Ora, o fã não é mero namorado ou namorada, amigo ou amigo, mas alguém cuja entrega a esse outro se opera sem condicionantes, convertendo o alvo de seus sentimentos em objeto de adoração.
Que outra modalidade também mobiliza esse excesso de positividade?
O mercado, o consumo, a compra de experiências materializada em séries, filmes, livros e demais produtos cujo marketing consiste exatamente na conquista de algo mais pelo qual se paga sem pagar – algo sem preço. Em suma, toda relação mercantil que prometa o que não pode dar.

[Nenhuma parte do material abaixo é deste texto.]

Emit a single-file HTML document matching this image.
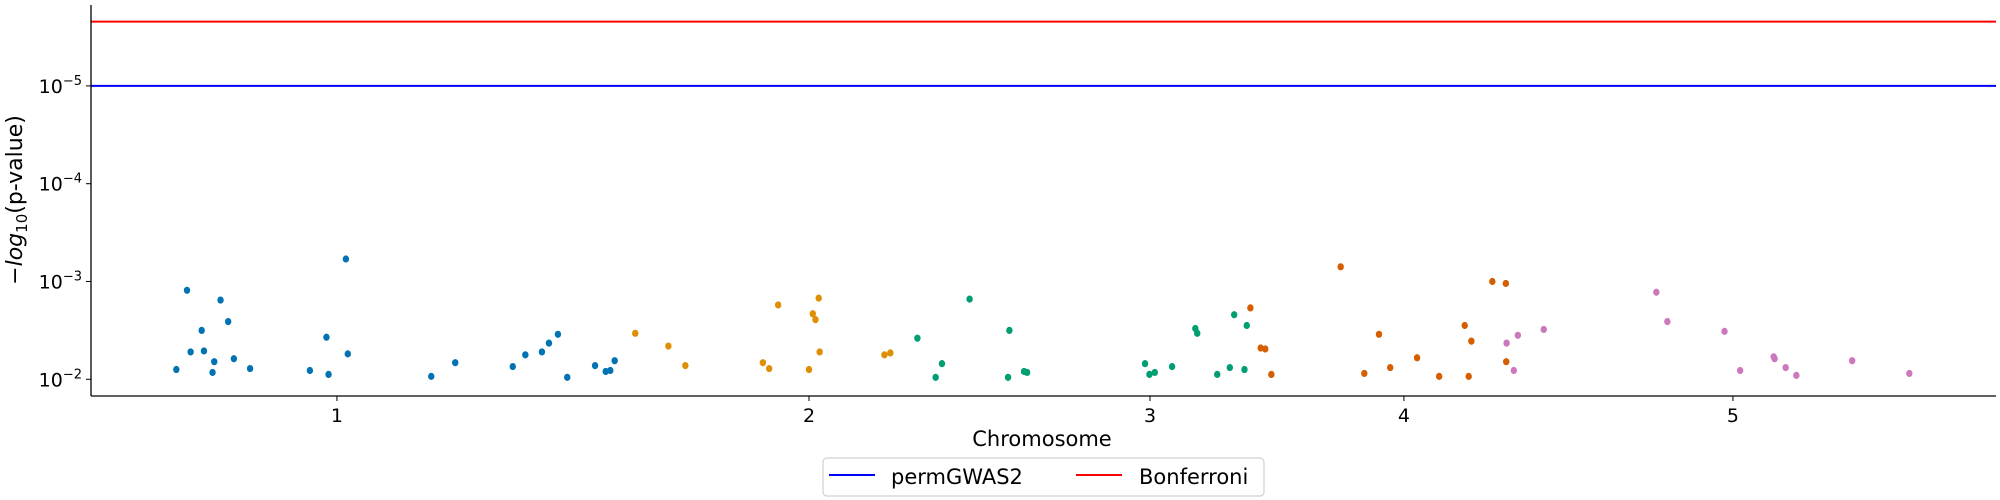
<!DOCTYPE html>
<html><head><meta charset="utf-8"><style>
html,body{margin:0;padding:0;background:#fff;}
svg{display:block;font-family:"DejaVu Sans","Liberation Sans",sans-serif;}
</style></head><body>
<svg id="chart" width="2000" height="500" viewBox="0 0 2000 500" xmlns="http://www.w3.org/2000/svg">
<g id="plot"></g>
</svg>
<script>
const chromTicks = [1, 2, 3, 4, 5];
const chromTickPos = [12.91, 37.69, 55.59, 68.92, 86.19];
const yTickExp = [-5, -4, -3, -2];
const thresholdPerm = 1e-5;
const thresholdBonf = 2.2e-6;
const colors = ["#0173b2", "#de8f05", "#029e73", "#d55e00", "#cc78bc"];
const chr1Pos = [4.48,5.04,5.23,5.81,5.93,6.38,6.47,6.80,7.20,7.50,8.35,11.49,12.36,12.47,13.38,13.48,17.86,19.12,22.14,22.80,23.67,24.04,24.51,25.00,26.46,27.02,27.26,27.49];
const chr1LogP = [-2.10,-2.91,-2.28,-2.50,-2.29,-2.07,-2.18,-2.81,-2.59,-2.21,-2.11,-2.09,-2.43,-2.05,-3.23,-2.26,-2.03,-2.17,-2.13,-2.25,-2.28,-2.37,-2.46,-2.02,-2.14,-2.08,-2.09,-2.19];
const chr2Pos = [28.57,30.31,31.20,35.27,35.60,36.07,37.69,37.89,38.03,38.20,38.25,41.65,41.96];
const chr2LogP = [-2.47,-2.34,-2.14,-2.17,-2.11,-2.76,-2.10,-2.67,-2.61,-2.83,-2.28,-2.25,-2.27];
const chr3Pos = [43.38,44.34,44.67,46.12,48.14,48.21,48.98,49.14,55.33,55.56,55.84,56.75,57.97,58.07,59.12,59.78,60.01,60.55,60.67];
const chr3LogP = [-2.42,-2.02,-2.16,-2.82,-2.02,-2.50,-2.08,-2.07,-2.16,-2.05,-2.07,-2.13,-2.52,-2.47,-2.05,-2.12,-2.66,-2.10,-2.55];
const chr4Pos = [60.86,61.40,61.64,61.96,65.60,66.84,67.61,68.20,69.61,70.77,72.11,72.32,72.46,73.56,74.27,74.29];
const chr4LogP = [-2.73,-2.32,-2.31,-2.05,-3.15,-2.06,-2.46,-2.12,-2.22,-2.03,-2.55,-2.03,-2.39,-3.00,-2.98,-2.18];
const chr5Pos = [74.31,74.69,74.90,76.26,82.17,82.75,85.75,86.57,88.33,88.38,88.96,89.52,92.45,95.45];
const chr5LogP = [-2.37,-2.09,-2.45,-2.51,-2.89,-2.59,-2.49,-2.09,-2.23,-2.21,-2.12,-2.04,-2.19,-2.06];

const L=91, R=1996, T=5, B=396;
const xMax = 100;
function xs(v){ return L + v/xMax*(R-L); }
function ys(e){ return 379.3 - (-2 - e)*97.8; }

const NS="http://www.w3.org/2000/svg";
const g=document.getElementById('plot');
function mk(tag,attrs,parent){const el=document.createElementNS(NS,tag);for(const k in attrs)el.setAttribute(k,attrs[k]);(parent||g).appendChild(el);return el;}

let ln=mk('line',{x1:L,x2:R,y1:ys(Math.log10(thresholdBonf)),y2:ys(Math.log10(thresholdBonf)),stroke:'#ff0000','stroke-width':2});


ln=mk('line',{x1:L,x2:R,y1:ys(Math.log10(thresholdPerm)),y2:ys(Math.log10(thresholdPerm)),stroke:'#0000ff','stroke-width':2});



const series=[[chr1Pos,chr1LogP],[chr2Pos,chr2LogP],[chr3Pos,chr3LogP],[chr4Pos,chr4LogP],[chr5Pos,chr5LogP]];
series.forEach((s,i)=>{
  s[0].forEach((p,j)=>{
    const c=mk('ellipse',{cx:xs(p),cy:ys(s[1][j]),rx:3.2,ry:3.6,fill:colors[i]});
    
    
  });
});

let ax=mk('line',{x1:L,x2:L,y1:T,y2:B,stroke:'#000','stroke-width':1.3});


ax=mk('line',{x1:L,x2:R,y1:B,y2:B,stroke:'#000','stroke-width':1.3});



yTickExp.forEach(e=>{
  const y=ys(e);
  const t=mk('line',{x1:L-5,x2:L,y1:y,y2:y,stroke:'#000','stroke-width':1});
  
  
  const tx=mk('text',{x:L-9,y:y+7,'text-anchor':'end','font-size':19,fill:'#000'});
  
  
  tx.appendChild(document.createTextNode('10'));
  const sup=document.createElementNS(NS,'tspan');
  sup.setAttribute('dy','-8');sup.setAttribute('font-size','13');
  sup.textContent='\u2212'+Math.abs(e);
  tx.appendChild(sup);
});
chromTicks.forEach((c,i)=>{
  const x=xs(chromTickPos[i]);
  const t=mk('line',{x1:x,x2:x,y1:B,y2:B+5,stroke:'#000','stroke-width':1});
  
  
  const tx=mk('text',{x:x,y:422,'text-anchor':'middle','font-size':19,fill:'#000'});
  
  
  tx.textContent=c;
});

let tt=mk('text',{x:1042,y:446,'text-anchor':'middle','font-size':21,fill:'#000'});


tt.textContent='Chromosome';
tt=mk('text',{x:0,y:0,'text-anchor':'middle','font-size':22,fill:'#000',transform:'translate(22,200) rotate(-90)'});


tt.appendChild(document.createTextNode('\u2212'));
let ts=document.createElementNS(NS,'tspan');ts.setAttribute('font-style','italic');ts.textContent='log';tt.appendChild(ts);
ts=document.createElementNS(NS,'tspan');ts.setAttribute('font-size','15');ts.setAttribute('dy','5');ts.textContent='10';tt.appendChild(ts);
ts=document.createElementNS(NS,'tspan');ts.setAttribute('dy','-5');ts.textContent='(p-value)';tt.appendChild(ts);

const lg=mk('g',{});


mk('rect',{x:823,y:458,width:441,height:38,rx:4,fill:'#fff',stroke:'#d0d0d0','stroke-width':1.2},lg);
let le=mk('line',{x1:829,x2:875,y1:475,y2:475,stroke:'#0000ff','stroke-width':2},lg);


let lt=mk('text',{x:891,y:484,'font-size':21,fill:'#000'},lg);


lt.textContent='permGWAS2';
le=mk('line',{x1:1076,x2:1122,y1:475,y2:475,stroke:'#ff0000','stroke-width':2},lg);


lt=mk('text',{x:1139,y:484,'font-size':21,fill:'#000'},lg);


lt.textContent='Bonferroni';
</script>
</body></html>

O fã também é um aprimoramento do binômio parceiro/parceira, termos que já remetiam a negócios e empresas no seu emprego social, mas que foram superados ou se tornaram obsoletos, para acompanhar a gramática dos tempos.
Noutro polo, o “hater” é frequentemente (mas nem sempre) aquele que não adere de todo ao ego de outrem, que se mostra resistente a abraçar um “perfil” ou arroba e que não faz coro ao fã-clubismo narcisista que estrutura as vivências sociais, virtuais ou presenciais.
O “hater” dá trabalho porque atrapalha o fluxo, é um afeto atravessado no meio do caminho, impedindo o andamento e a mobilidade constantes, impondo paradas súbitas e imprevistas a um deslizamento que se pretende sem intercorrências.
De repente, eis-nos tendo de responder a um “hater” que criticou nosso trabalho publicamente, um perfil certamente amargurado que não se contentou com o aplauso fácil do fã e metralhou torpedos que foram prontamente recebidos como ataques – quando não são ataques de fato.